Factors Affecting Clonal Diversity and Coexistence

Abstract
Recent genetic studies of asexually reproducing fishes in the genus Poeciliopsis (Poeciliidae) revealed abundant variation in the form of multiple sympatric clones. Recurrent hybridizations between sexual species provides the principal source of clonal variation. The hybrids are spontaneously endowed with a clonal reproductive mechanism that perpetuates a high level of heterozygosity. Migration within and between river systems, and mutations, also contribute to clonal diversity in these fish. Coexistence among different clones and with the sexual ancestors depends in part upon specializations characteristic of individual clones. Clonal reproduction is an efficient mechanism for freezing a portion of the niche-width variation contained in the gene pool of the more broadly adapted, sexual ancestors.

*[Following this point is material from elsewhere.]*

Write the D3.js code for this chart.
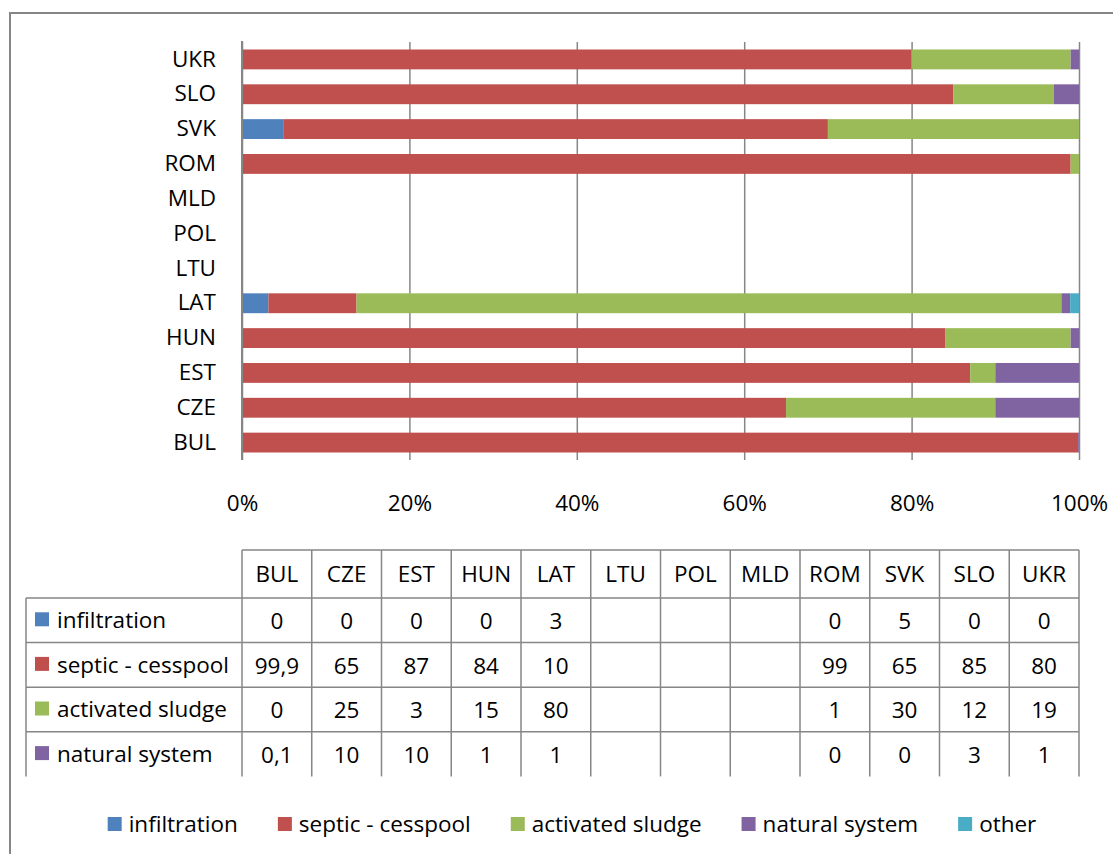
<!DOCTYPE html>
<html>
<head>
<meta charset="utf-8">
<script src="https://cdn.jsdelivr.net/npm/d3@7"></script>
<style>
  body { margin: 0; background: #fff; }
  svg text { font-family: "Open Sans", "Noto Sans", sans-serif; fill: #000; }
</style>
</head>
<body>
<svg id="chart" width="1113" height="854"></svg>
<script>
"use strict";

// categories, bottom to top in the chart, left to right in the table
const countries = ['BUL', 'CZE', 'EST', 'HUN', 'LAT', 'LTU', 'POL', 'MLD', 'ROM', 'SVK', 'SLO', 'UKR'];

// shares per country (null = no data)
const infiltration = [0, 0, 0, 0, 3, null, null, null, 0, 5, 0, 0];
const septic = [99.9, 65, 87, 84, 10, null, null, null, 99, 65, 85, 80];
const activated = [0, 25, 3, 15, 80, null, null, null, 1, 30, 12, 19];
const natural = [0.1, 10, 10, 1, 1, null, null, null, 0, 0, 3, 1];
const other = [0, 0, 0, 0, 1, null, null, null, 0, 0, 0, 0];

const series_names = ['infiltration', 'septic - cesspool', 'activated sludge', 'natural system', 'other'];
const table_series = 4; // "other" is not listed in the table
const x_ticks = [0, 0.2, 0.4, 0.6, 0.8, 1];

const colors = ['#4f81bd', '#c0504d', '#9bbb59', '#8064a2', '#4bacc6'];
const grid_color = '#868686';
const font_size = 22.5;

const rows = countries.map((c, i) => ({
    country: c,
    s0: infiltration[i], s1: septic[i], s2: activated[i], s3: natural[i], s4: other[i]
}));
const keys = ['s0', 's1', 's2', 's3', 's4'];
const values = [infiltration, septic, activated, natural, other];

const margin = {top: 42, left: 242, right: 1079, bottom: 460};

const svg = d3.select('#chart');

// outer chart frame (only top and left edges are visible)
svg.append('path')
    .attr('d', 'M10,854V13H1113')
    .attr('fill', 'none')
    .attr('stroke', grid_color)
    .attr('stroke-width', 2);

const x = d3.scaleLinear().domain([0, 1]).range([margin.left, margin.right]);
const y = d3.scaleBand().domain(countries)
    .range([margin.bottom, margin.top])
    .paddingInner(0.43).paddingOuter(0.215);

// gridlines and percent labels
const xAxis = d3.axisBottom(x)
    .tickValues(x_ticks)
    .tickFormat(d3.format('.0%'))
    .tickSizeInner(-(margin.bottom - margin.top))
    .tickSizeOuter(0);

const gx = svg.append('g')
    .attr('transform', `translate(0,${margin.bottom})`)
    .call(xAxis);
gx.select('.domain').remove();
gx.selectAll('line').attr('stroke', grid_color).attr('stroke-width', 1.5);
gx.selectAll('text')
    .attr('y', 43).attr('dy', '0.35em')
    .style('font-size', font_size + 'px')
    .style('font-family', null);

// stacked, normalised to 100%
const stack = d3.stack().keys(keys).offset(d3.stackOffsetExpand);
const stacked = stack(rows);

svg.append('g').selectAll('g')
    .data(stacked)
    .join('g')
    .attr('fill', (d, i) => colors[i])
    .selectAll('rect')
    .data(d => d.filter(p => p[1] - p[0] > 0))
    .join('rect')
    .attr('x', d => x(d[0]))
    .attr('width', d => x(d[1]) - x(d[0]))
    .attr('y', d => y(d.data.country))
    .attr('height', y.bandwidth());

// category axis
const yAxis = d3.axisLeft(y).tickSize(0).tickPadding(26);
const gy = svg.append('g')
    .attr('transform', `translate(${margin.left},0)`)
    .call(yAxis);
gy.select('.domain')
    .attr('d', `M0,${margin.top - 1}V${margin.bottom}`)
    .attr('stroke', grid_color).attr('stroke-width', 2);
gy.selectAll('text')
    .style('font-size', font_size + 'px')
    .style('font-family', null);

// data table
const col = d3.scaleBand().domain(countries).range([margin.left, margin.right]);
const table_top = 550, header_bottom = 598, row_h = 44.6, table_left = 26;
const table_bottom = header_bottom + row_h * table_series;
const table = svg.append('g');
const line_style = sel => sel.attr('stroke', grid_color).attr('stroke-width', 1.5);

// horizontal rules
table.append('line').call(line_style)
    .attr('x1', margin.left).attr('x2', margin.right)
    .attr('y1', table_top).attr('y2', table_top);
d3.range(table_series).forEach(i => {
    const yy = header_bottom + i * row_h;
    table.append('line').call(line_style)
        .attr('x1', table_left).attr('x2', margin.right)
        .attr('y1', yy).attr('y2', yy);
});
// vertical rules
table.append('line').call(line_style)
    .attr('x1', table_left).attr('x2', table_left)
    .attr('y1', header_bottom).attr('y2', table_bottom);
countries.concat([null]).forEach((c, i) => {
    const xx = c ? col(c) : margin.right;
    table.append('line').call(line_style)
        .attr('x1', xx).attr('x2', xx)
        .attr('y1', table_top).attr('y2', table_bottom);
});

// header
table.selectAll('.head')
    .data(countries)
    .join('text')
    .attr('class', 'head')
    .attr('x', d => col(d) + col.bandwidth() / 2)
    .attr('y', (table_top + header_bottom) / 2)
    .attr('dy', '0.35em')
    .attr('text-anchor', 'middle')
    .style('font-size', font_size + 'px')
    .text(d => d);

const fmt = v => String(v).replace('.', ',');

d3.range(table_series).forEach(s => {
    const cy = header_bottom + (s + 0.5) * row_h;
    table.append('rect')
        .attr('x', 35).attr('y', cy - 8)
        .attr('width', 14).attr('height', 14)
        .attr('fill', colors[s]);
    table.append('text')
        .attr('x', 57).attr('y', cy).attr('dy', '0.35em')
        .style('font-size', font_size + 'px')
        .text(series_names[s]);
    table.append('g').selectAll('text')
        .data(values[s].map((v, i) => ({v, c: countries[i]})).filter(d => d.v !== null))
        .join('text')
        .attr('x', d => col(d.c) + col.bandwidth() / 2)
        .attr('y', cy + 1).attr('dy', '0.35em')
        .attr('text-anchor', 'middle')
        .style('font-size', font_size + 'px')
        .text(d => fmt(d.v));
});

// legend
const legend = svg.append('g').attr('transform', 'translate(0,824)');
const items = legend.selectAll('g')
    .data(series_names)
    .join('g');
items.append('rect')
    .attr('x', 0).attr('y', -7)
    .attr('width', 14).attr('height', 14)
    .attr('fill', (d, i) => colors[i]);
items.append('text')
    .attr('x', 21).attr('dy', '0.35em')
    .style('font-size', font_size + 'px')
    .text(d => d);

const gap = 40;
const widths = items.nodes().map(n => 21 + d3.select(n).select('text').node().getComputedTextLength());
const total = d3.sum(widths) + gap * (widths.length - 1);
let pos = 572 - total / 2;
items.each(function (d, i) {
    d3.select(this).attr('transform', `translate(${pos},0)`);
    pos += widths[i] + gap;
});
</script>
</body>
</html>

Multiclonal populations achieve significantly higher densities relative to the sexual forms than do monoclonal populations. This relationship is a function of the clonal variability upon which natural selection can act and upon the capacity of a multiclonal population to better exploit a heterogeneous environment through niche diversification. In all-female organisms such as Poeciliopsis, which are dependent upon sexual species for insemination, competitive abilities probably are at a premium in the densely populated pools and arroyos of the Sonoran Desert. Competitive abilities are probably less important for truly parthenogenetic clones which rely on colonization abilities to escape from their sexual ancestors and from other clones.